Beginner’s Guide to Post Rock

You know when you’re watching a movie and a really emotive instrumental song plays during a particularly tense part? That was probably a post rock song. Those of you who have seen the iconic Friday Night Lights will remember the soundtrack; the one that almost brought you to tears as the events of the Texan high school’s football season unfurled. That soundtrack was composed entirely by Explosions in the Sky, one of the most popular bands associated with the genre.

A quick Google search on the origins of post rock doesn’t uncover much about where it came from. When was it being played? Did Velvet Underground play it first? (God knows they tried everything). It’s hard to say for sure, but if you start trying to connect dots you’ll probably end up with mess of lines that never quite make sense. That’s sub genres for you though!
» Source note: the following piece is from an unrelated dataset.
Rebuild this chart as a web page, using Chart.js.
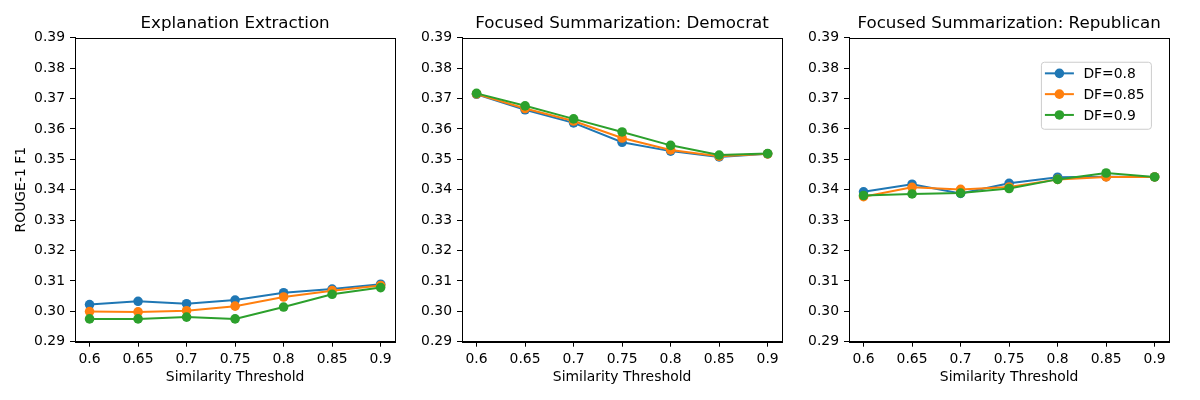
<!DOCTYPE html>
<html>
<head>
<meta charset="utf-8">
<script src="https://cdn.jsdelivr.net/npm/chart.js@4.4.0/dist/chart.umd.min.js"></script>
<style>
  body { margin: 0; background: #fff; }
  #wrap { position: relative; width: 1200px; height: 400px; }
  #wrap canvas { position: absolute; top: 0; }
</style>
</head>
<body>
<div id="wrap">
  <canvas id="c1" width="400" height="400" style="left:0px"></canvas>
  <canvas id="c2" width="387" height="400" style="left:400px"></canvas>
  <canvas id="c3" width="387" height="400" style="left:787px"></canvas>
</div>
<script>
// data
const thresholds = [0.6, 0.65, 0.7, 0.75, 0.8, 0.85, 0.9];
const xTickLabels = ["0.6", "0.65", "0.7", "0.75", "0.8", "0.85", "0.9"];
const yTicks = [0.29, 0.30, 0.31, 0.32, 0.33, 0.34, 0.35, 0.36, 0.37, 0.38, 0.39];
const yTickLabels = ["0.29", "0.30", "0.31", "0.32", "0.33", "0.34", "0.35", "0.36", "0.37", "0.38", "0.39"];
const seriesNames = ["DF=0.8", "DF=0.85", "DF=0.9"];
const seriesColors = ["#1f77b4", "#ff7f0e", "#2ca02c"];

const explDF08 = [0.3022, 0.3033, 0.3025, 0.3037, 0.3061, 0.3073, 0.3089];
const explDF085 = [0.2999, 0.2998, 0.3002, 0.3017, 0.3047, 0.3068, 0.3085];
const explDF09 = [0.2975, 0.2975, 0.2981, 0.2975, 0.3014, 0.3056, 0.3078];

const demDF08 = [0.3714, 0.3663, 0.3620, 0.3556, 0.3527, 0.3508, 0.3518];
const demDF085 = [0.3715, 0.3667, 0.3626, 0.3570, 0.3531, 0.3510, 0.3518];
const demDF09 = [0.3717, 0.3676, 0.3633, 0.3590, 0.3546, 0.3514, 0.3519];

const repDF08 = [0.3393, 0.3418, 0.3388, 0.3421, 0.3441, 0.3443, 0.3442];
const repDF085 = [0.3377, 0.3408, 0.3401, 0.3409, 0.3434, 0.3442, 0.3442];
const repDF09 = [0.3381, 0.3386, 0.3389, 0.3404, 0.3434, 0.3455, 0.3442];

const FONT = "'DejaVu Sans', sans-serif";

// axes frame like matplotlib spines
const framePlugin = {
  id: "frame",
  afterDraw(chart) {
    const a = chart.chartArea, ctx = chart.ctx;
    ctx.save();
    ctx.strokeStyle = "#000";
    ctx.lineWidth = 1;
    ctx.strokeRect(Math.round(a.left) + 0.5, Math.round(a.top) + 0.5,
      Math.round(a.right - a.left), Math.round(a.bottom - a.top));
    ctx.restore();
  }
};

// legend drawn inside the plot area
const innerLegend = {
  id: "innerLegend",
  afterDraw(chart, args, opts) {
    if (!opts.show) return;
    const a = chart.chartArea, ctx = chart.ctx;
    const w = 110, h = 67;
    const x = a.right - opts.right - w, y = a.top + opts.top;
    ctx.save();
    ctx.beginPath();
    ctx.roundRect(x + 0.5, y + 0.5, w, h, 3);
    ctx.fillStyle = "rgba(255,255,255,0.8)";
    ctx.fill();
    ctx.strokeStyle = "#cccccc";
    ctx.lineWidth = 1;
    ctx.stroke();
    ctx.font = "13.9px " + FONT;
    ctx.textBaseline = "middle";
    chart.data.datasets.forEach((ds, i) => {
      const ry = y + 11.6 + i * 20.8;
      ctx.strokeStyle = ds.borderColor;
      ctx.lineWidth = 2;
      ctx.beginPath();
      ctx.moveTo(x + 4, ry);
      ctx.lineTo(x + 33, ry);
      ctx.stroke();
      ctx.fillStyle = ds.borderColor;
      ctx.beginPath();
      ctx.arc(x + 18.5, ry, 4.8, 0, Math.PI * 2);
      ctx.fill();
      ctx.fillStyle = "#000";
      ctx.fillText(ds.label, x + 42.5, ry + 1);
    });
    ctx.restore();
  }
};

function makeChart(id, title, series, yAxisWidth, showYTitle, showLegend) {
  const ctx = document.getElementById(id).getContext("2d");
  return new Chart(ctx, {
    type: "line",
    data: {
      datasets: series.map(function (vals, i) {
        return {
          label: seriesNames[i],
          data: vals.map(function (v, j) { return { x: thresholds[j], y: v }; }),
          borderColor: seriesColors[i],
          backgroundColor: seriesColors[i],
          pointBackgroundColor: seriesColors[i],
          borderWidth: 2,
          pointRadius: 4.8,
          pointBorderWidth: 0,
          tension: 0,
          order: 2 - i,
        };
      }),
    },
    options: {
      responsive: false,
      animation: false,
      devicePixelRatio: 1,
      layout: { padding: { left: 0, right: 3, top: 0, bottom: 0 } },
      scales: {
        x: {
          type: "linear",
          min: 0.585,
          max: 0.915,
          afterBuildTicks: (s) => { s.ticks = thresholds.map((v) => ({ value: v })); },
          afterFit: (s) => { s.height = 58.3; s.paddingLeft = 0; s.paddingRight = 0; },
          grid: { drawOnChartArea: false, drawTicks: true, tickLength: 5, color: "#000" },
          border: { display: true, color: "#000", width: 1 },
          ticks: {
            autoSkip: false, maxRotation: 0, padding: 4, color: "#000",
            font: { family: FONT, size: 13.9 },
            callback: (v, i) => xTickLabels[i],
          },
          title: {
            display: true, text: "Similarity Threshold", color: "#000",
            font: { family: FONT, size: 13.9 },
            padding: { top: 0, bottom: 14.7 },
          },
        },
        y: {
          min: 0.29,
          max: 0.39,
          afterBuildTicks: (s) => { s.ticks = yTicks.map((v) => ({ value: v })); },
          afterFit: (s) => { s.width = yAxisWidth; s.paddingTop = 0; s.paddingBottom = 0; },
          grid: { drawOnChartArea: false, drawTicks: true, tickLength: 5, color: "#000" },
          border: { display: true, color: "#000", width: 1 },
          ticks: {
            autoSkip: false, padding: 5, color: "#000",
            font: { family: FONT, size: 13.9 },
            callback: (v, i) => yTickLabels[i],
          },
          title: {
            display: showYTitle, text: "ROUGE-1 F1", color: "#000",
            font: { family: FONT, size: 13.9 },
            padding: { top: 12.7, bottom: 0 },
          },
        },
      },
      plugins: {
        legend: { display: false },
        tooltip: { enabled: false },
        title: {
          display: true, text: title, color: "#000",
          fullSize: false,
          font: { family: FONT, size: 16.7, weight: "normal" },
          padding: { top: 14, bottom: 3.7 },
        },
        innerLegend: { show: showLegend, right: 18.3, top: 24 },
      },
    },
    plugins: [framePlugin, innerLegend],
  });
}

makeChart("c1", "Explanation Extraction", [explDF08, explDF085, explDF09], 75, true, false);
makeChart("c2", "Focused Summarization: Democrat", [demDF08, demDF085, demDF09], 62, false, false);
makeChart("c3", "Focused Summarization: Republican", [repDF08, repDF085, repDF09], 62, false, true);
</script>
</body>
</html>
The term ‘post rock’ was coined by journalist Simon Reynolds in 1994 within the pages of Mojo, who said that it is “using rock instrumentation for non-rock purposes, using guitars as facilitators of timbre and textures rather than riffs and power chords”. This description is probably the most accurate, although you can’t apply just one definition to a genre.

When you listen to music, many relate to the lyrics. Many post rock bands don’t use lyrics but still manage to convey emotion and evoke feelings internally. For example, think of classical music. It uses a wide range of different instruments that all combine to create a cacophonous sound, one that’ll probably send a shiver down your spine and have you contemplating your life a little bit. Post rock combines multiple guitars layered with effects like delay and reverb, a steady drumbeat and sometimes pianos, violins and other orchestral instruments to create a sound that is often so emotive that you’ll find yourself crying without even realising.
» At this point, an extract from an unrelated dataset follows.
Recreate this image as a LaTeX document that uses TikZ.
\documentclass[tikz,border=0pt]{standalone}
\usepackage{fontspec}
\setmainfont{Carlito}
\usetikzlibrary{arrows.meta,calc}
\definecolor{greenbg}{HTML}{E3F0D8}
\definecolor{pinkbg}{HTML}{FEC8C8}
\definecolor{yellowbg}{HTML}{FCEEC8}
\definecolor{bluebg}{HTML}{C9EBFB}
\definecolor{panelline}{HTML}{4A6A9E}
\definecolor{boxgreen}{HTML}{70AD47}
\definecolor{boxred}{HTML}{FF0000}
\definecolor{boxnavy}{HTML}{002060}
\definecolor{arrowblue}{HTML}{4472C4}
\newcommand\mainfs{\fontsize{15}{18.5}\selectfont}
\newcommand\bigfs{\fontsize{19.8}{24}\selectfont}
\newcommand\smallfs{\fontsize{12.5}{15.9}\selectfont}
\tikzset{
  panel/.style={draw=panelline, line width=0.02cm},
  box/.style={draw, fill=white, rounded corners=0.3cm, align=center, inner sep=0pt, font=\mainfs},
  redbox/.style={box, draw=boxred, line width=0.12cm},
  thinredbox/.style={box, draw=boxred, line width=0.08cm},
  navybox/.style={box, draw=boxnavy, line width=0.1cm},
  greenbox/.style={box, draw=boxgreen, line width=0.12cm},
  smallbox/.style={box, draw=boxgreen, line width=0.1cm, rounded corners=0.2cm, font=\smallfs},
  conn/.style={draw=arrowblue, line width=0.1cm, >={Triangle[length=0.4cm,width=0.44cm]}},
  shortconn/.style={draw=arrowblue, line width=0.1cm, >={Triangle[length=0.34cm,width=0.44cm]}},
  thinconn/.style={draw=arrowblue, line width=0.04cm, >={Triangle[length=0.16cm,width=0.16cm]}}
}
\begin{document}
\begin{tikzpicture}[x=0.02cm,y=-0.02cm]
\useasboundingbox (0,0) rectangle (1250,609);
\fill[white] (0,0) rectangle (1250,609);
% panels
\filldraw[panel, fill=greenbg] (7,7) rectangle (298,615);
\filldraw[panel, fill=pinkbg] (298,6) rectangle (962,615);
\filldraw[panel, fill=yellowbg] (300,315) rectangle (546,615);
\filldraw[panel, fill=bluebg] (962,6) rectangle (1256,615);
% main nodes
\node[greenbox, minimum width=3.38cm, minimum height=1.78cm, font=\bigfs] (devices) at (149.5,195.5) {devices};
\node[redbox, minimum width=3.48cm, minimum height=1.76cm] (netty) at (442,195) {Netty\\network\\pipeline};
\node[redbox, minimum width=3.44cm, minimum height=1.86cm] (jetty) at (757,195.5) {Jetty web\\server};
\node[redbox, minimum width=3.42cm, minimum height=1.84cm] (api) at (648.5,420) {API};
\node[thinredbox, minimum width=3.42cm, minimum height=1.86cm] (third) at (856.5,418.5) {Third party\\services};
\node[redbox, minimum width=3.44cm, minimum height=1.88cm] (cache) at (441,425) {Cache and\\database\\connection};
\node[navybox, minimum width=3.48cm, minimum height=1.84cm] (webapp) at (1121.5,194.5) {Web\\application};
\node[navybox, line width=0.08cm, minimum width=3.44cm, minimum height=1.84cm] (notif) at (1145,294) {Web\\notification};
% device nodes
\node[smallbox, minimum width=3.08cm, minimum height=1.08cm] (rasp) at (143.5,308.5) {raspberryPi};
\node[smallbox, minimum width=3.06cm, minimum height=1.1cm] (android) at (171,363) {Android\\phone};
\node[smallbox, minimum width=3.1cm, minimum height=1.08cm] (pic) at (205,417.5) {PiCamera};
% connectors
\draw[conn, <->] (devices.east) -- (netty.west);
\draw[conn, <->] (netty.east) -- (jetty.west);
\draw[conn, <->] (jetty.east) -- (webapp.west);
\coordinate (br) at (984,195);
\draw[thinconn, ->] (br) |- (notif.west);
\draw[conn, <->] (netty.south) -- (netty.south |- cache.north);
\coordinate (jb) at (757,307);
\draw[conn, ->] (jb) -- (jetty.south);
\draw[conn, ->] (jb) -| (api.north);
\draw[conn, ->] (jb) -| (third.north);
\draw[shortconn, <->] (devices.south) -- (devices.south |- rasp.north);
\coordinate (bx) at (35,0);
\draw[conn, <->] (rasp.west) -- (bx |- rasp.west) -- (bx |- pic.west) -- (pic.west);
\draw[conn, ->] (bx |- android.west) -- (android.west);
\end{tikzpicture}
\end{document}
Now you’ve heard about post rock, you’ll want to delve into it. There’s only so much music description one can read before actually listening to it and forming your own opinions. Fortunately, we can show you where to start:

Mogwai: Glaswegian pioneers of the genre, Mogwai use post rock fused with droning soundscapes to create a plethora of different sounds. These guys have been around for the best part of 20 years now and still manage to captivate listeners.

Overhead, The Albatross: An Irish band that just does it right. Incredibly intricate melodies are woven with violin and piano to craft something that is nothing short of breath-taking. They’re yet to release their debut album, but there’s a couple of EPs available to whet your appetite in the meantime.

Explosions in the Sky: The aforementioned titans and one of the best known bands of the genre are a solid starting point for a post rock musical journey. The soaring crescendos and complex layering somehow manage to get more beautiful on every listen.

Prepare yourself to be enthralled and held captive by what you’ll discover.